##### RECORDS PROVIDED #####
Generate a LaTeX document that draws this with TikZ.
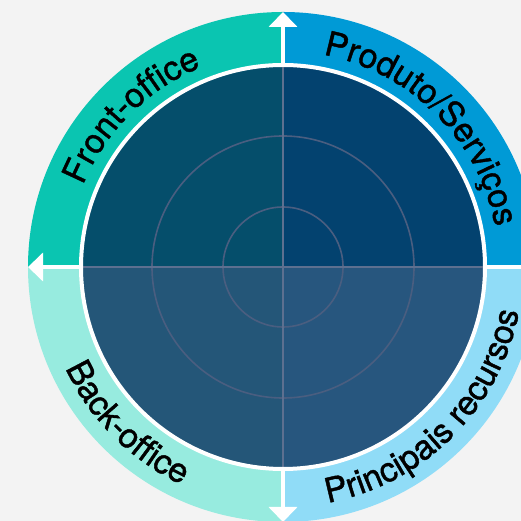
\documentclass[tikz,border=0pt]{standalone}
\usepackage{fontspec}
\setmainfont[FakeBold=1.2]{TeX Gyre Heros}
\usetikzlibrary{positioning}
\usetikzlibrary{arrows.meta}
\usetikzlibrary{decorations.text}

\definecolor{bggray}{HTML}{F3F3F3}
\definecolor{ringtl}{HTML}{0AC5B1}
\definecolor{ringtr}{HTML}{009AD6}
\definecolor{ringbl}{HTML}{97EBDF}
\definecolor{ringbr}{HTML}{90DCF7}
\definecolor{quadtl}{HTML}{054E6B}
\definecolor{quadtr}{HTML}{03426F}
\definecolor{quadbl}{HTML}{245678}
\definecolor{quadbr}{HTML}{27567E}
\definecolor{gridline}{HTML}{5D7090}
\definecolor{gridcircle}{HTML}{4A5E80}

\newcommand{\labelfont}{\fontsize{34}{40}\selectfont}

\begin{document}
\begin{tikzpicture}[x=1pt, y=1pt,
                      axisline/.style={draw=gridline, line width=2pt},
                      ringline/.style={draw=gridcircle, line width=1.6pt},
                      axisarrow/.style={draw=white, line width=4pt, -{Triangle[width=28pt,length=15pt]}},
                      toplabel/.style={decorate, decoration={text along path, text align=center, text={|\labelfont|#1}}},
                  ]
                  \useasboundingbox (0,0) rectangle (521,521);
                  \fill[bggray] (0,0) rectangle (521,521);
                  \clip (0,0) rectangle (521,521);

                  % Coordinates
                  \coordinate (C) at (283,254);
                  \coordinate[above=202pt of C] (top_in);
                  \coordinate[above=255pt of C] (top_out);
                  \coordinate[below=202pt of C] (bottom_in);
                  \coordinate[below=255pt of C] (bottom_out);
                  \coordinate[left=202pt of C] (left_in);
                  \coordinate[left=255pt of C] (left_out);
                  \coordinate[right=202pt of C] (right_in);
                  \coordinate[right=255pt of C] (right_out);

                  % Outer ring
                  \fill[ringtl] (C) -- (left_out) arc[start angle=180, end angle=90, radius=255pt] -- cycle;
                  \fill[ringtr] (C) -- (top_out) arc[start angle=90, end angle=0, radius=255pt] -- cycle;
                  \fill[ringbl] (C) -- (left_out) arc[start angle=180, end angle=270, radius=255pt] -- cycle;
                  \fill[ringbr] (C) -- (bottom_out) arc[start angle=270, end angle=360, radius=255pt] -- cycle;

                  % Inner quadrants
                  \fill[quadtl] (C) -- (left_in) arc[start angle=180, end angle=90, radius=202pt] -- cycle;
                  \fill[quadtr] (C) -- (top_in) arc[start angle=90, end angle=0, radius=202pt] -- cycle;
                  \fill[quadbl] (C) -- (left_in) arc[start angle=180, end angle=270, radius=202pt] -- cycle;
                  \fill[quadbr] (C) -- (bottom_in) arc[start angle=270, end angle=360, radius=202pt] -- cycle;

                  % Grid
                  \draw[ringline] (C) circle[radius=60pt];
                  \draw[ringline] (C) circle[radius=131pt];
                  \draw[axisline] (top_in) -- (bottom_in);
                  \draw[axisline] (left_in) -- (right_in);
                  \draw[white, line width=4pt] (C) circle[radius=202pt];

                  %Arrows
                  \draw[axisarrow] (top_in) -- (top_out);
                  \draw[axisarrow] (bottom_in) -- (bottom_out);
                  \draw[axisarrow] (left_in) -- (left_out);
                  \draw[axisarrow] (right_in) -- (right_out);

                  %Labels
                  \path[toplabel={Front-office}] ([shift={(180:216pt)}]C) arc[start angle=180, end angle=90, radius=216pt];
                  \path[toplabel={Produto/Serviços}] ([shift={(90:216pt)}]C) arc[start angle=90, end angle=0, radius=216pt];
                  \path[toplabel={Back-office}] ([shift={(180:240pt)}]C) arc[start angle=180, end angle=270, radius=240pt];
                  \path[toplabel={Principais recursos}] ([shift={(270:240pt)}]C) arc[start angle=270, end angle=360, radius=240pt];
              \end{tikzpicture}
\end{document}
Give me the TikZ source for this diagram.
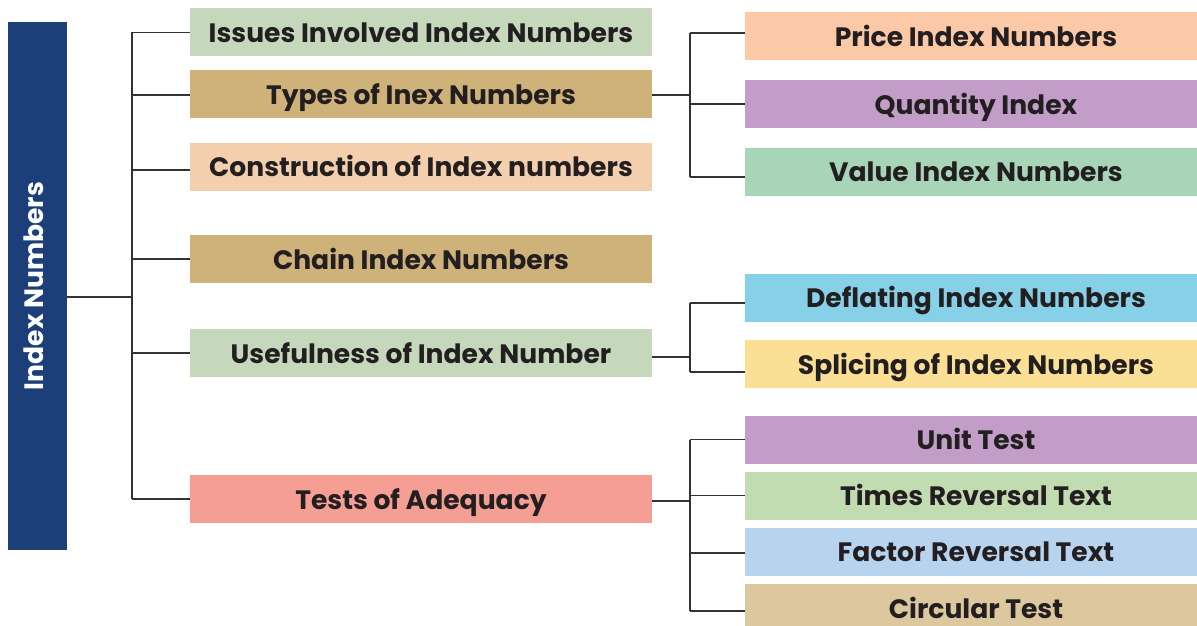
\documentclass[tikz,border=0pt]{standalone}
\usepackage{fontspec}
\setmainfont{Poppins}
\usetikzlibrary{positioning}

\definecolor{rootblue}{HTML}{1C3F7A}
\definecolor{txtdark}{HTML}{231F20}
\definecolor{linegrey}{HTML}{333333}
\definecolor{sage}{HTML}{C5D8BC}
\definecolor{tan}{HTML}{CEB27A}
\definecolor{peach}{HTML}{F3CFAE}
\definecolor{salmon}{HTML}{F59E93}
\definecolor{apricot}{HTML}{FBC8A8}
\definecolor{lilac}{HTML}{C29DC7}
\definecolor{mint}{HTML}{A8D4B8}
\definecolor{sky}{HTML}{86D0E8}
\definecolor{butter}{HTML}{FBDF95}
\definecolor{leafgreen}{HTML}{C2DCB2}
\definecolor{paleblue}{HTML}{B8D3EE}
\definecolor{sand}{HTML}{DCC79E}

\tikzset{
  topicbox/.style={minimum width=462pt, minimum height=48pt, inner sep=0pt,
    text height=20pt, text depth=0pt,
    text=txtdark, font=\fontsize{26.6}{30}\selectfont\bfseries},
  link/.style={draw=linegrey, line width=1.3pt}
}

\begin{document}
\begin{tikzpicture}[x=1pt,y=-1pt]
\useasboundingbox (0,0) rectangle (1197,626);

% root bar
\node[rotate=90, fill=rootblue, text=white, minimum width=528pt, minimum height=59pt,
  inner sep=0pt, text height=11pt, text depth=0pt,
  font=\fontsize{26.6}{30}\selectfont\bfseries] (root) at (37.5,286) {Index Numbers};

% second level
\node[topicbox, fill=sage] (issues) at (421,32.5) {Issues Involved Index Numbers};
\node[topicbox, fill=tan] (types) at (421,94) {Types of Inex Numbers};
\node[topicbox, fill=peach] (constr) at (421,166.5) {Construction of Index numbers};
\node[topicbox, fill=tan] (chain) at (421,259) {Chain Index Numbers};
\node[topicbox, fill=sage] (useful) at (421,353) {Usefulness of Index Number};
\node[topicbox, fill=salmon] (tests) at (421,499) {Tests of Adequacy};

% third level
\node[topicbox, fill=apricot] (price) at (976,36.5) {Price Index Numbers};
\node[topicbox, fill=lilac] (quantity) at (976,104) {Quantity Index};
\node[topicbox, fill=mint] (value) at (976,171.5) {Value Index Numbers};
\node[topicbox, fill=sky] (deflating) at (976,297.5) {Deflating Index Numbers};
\node[topicbox, fill=butter] (splicing) at (976,364) {Splicing of Index Numbers};
\node[topicbox, fill=lilac] (unit) at (976,439.5) {Unit Test};
\node[topicbox, fill=leafgreen] (times) at (976,495.5) {Times Reversal Text};
\node[topicbox, fill=paleblue] (factor) at (976,551.5) {Factor Reversal Text};
\node[topicbox, fill=sand] (circular) at (976,608) {Circular Test};

% bus lines
\coordinate (mainbus) at (132,297);
\coordinate (subbus) at (690,0);

\draw[link] (root.south |- mainbus) -- (mainbus);
\draw[link] (issues.west -| mainbus) -- (tests.west -| mainbus);
\foreach \n/\dy in {issues/0,types/-1,constr/-3.5,chain/0,useful/0,tests/0}
  \draw[link] ([yshift=\dy pt]\n.west) -- ([yshift=\dy pt]\n.west -| mainbus);

% types branch
\draw[link] ([yshift=-1pt]types.east) -- ([yshift=-1pt]types.east -| subbus);
\draw[link] ([yshift=3.5pt]price.west -| subbus) -- ([yshift=-5.5pt]value.west -| subbus);
\foreach \n/\dy in {price/3.5,quantity/0,value/-5.5}
  \draw[link] ([yshift=\dy pt]\n.west) -- ([yshift=\dy pt]\n.west -| subbus);

% usefulness branch
\draw[link] ([yshift=-4pt]useful.east) -- ([yshift=-4pt]useful.east -| subbus);
\draw[link] ([yshift=-5.5pt]deflating.west -| subbus) -- ([yshift=-8pt]splicing.west -| subbus);
\foreach \n/\dy in {deflating/-5.5,splicing/-8}
  \draw[link] ([yshift=\dy pt]\n.west) -- ([yshift=\dy pt]\n.west -| subbus);

% tests branch
\draw[link] ([yshift=-2pt]tests.east) -- ([yshift=-2pt]tests.east -| subbus);
\draw[link] (unit.west -| subbus) -- ([yshift=-3pt]circular.west -| subbus);
\foreach \n/\dy in {unit/0,times/0,factor/-1.5,circular/-3}
  \draw[link] ([yshift=\dy pt]\n.west) -- ([yshift=\dy pt]\n.west -| subbus);
\end{tikzpicture}
\end{document}
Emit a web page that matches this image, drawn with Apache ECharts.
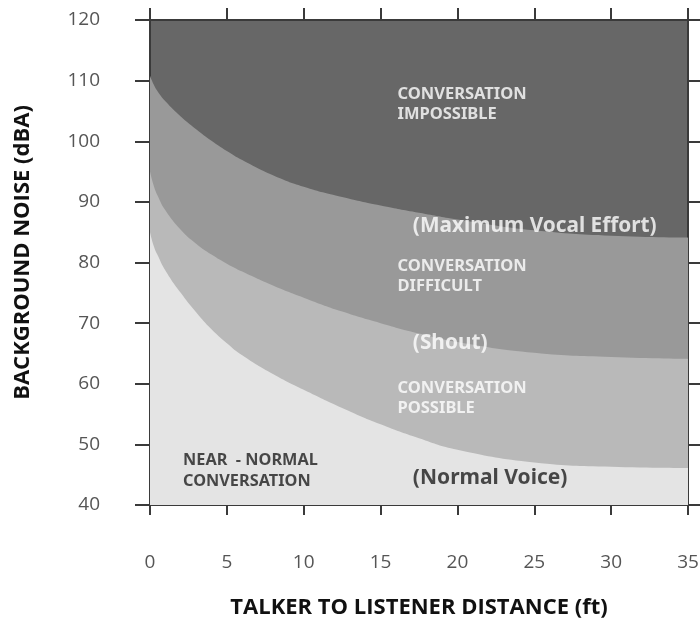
#####
| OBJECTIVE |
Pull out each line containing the word "with" and copy it.

| FINAL RESULT |
Generate a LaTeX document that draws this with TikZ.
Emit a web page that matches this image, drawn with Apache ECharts.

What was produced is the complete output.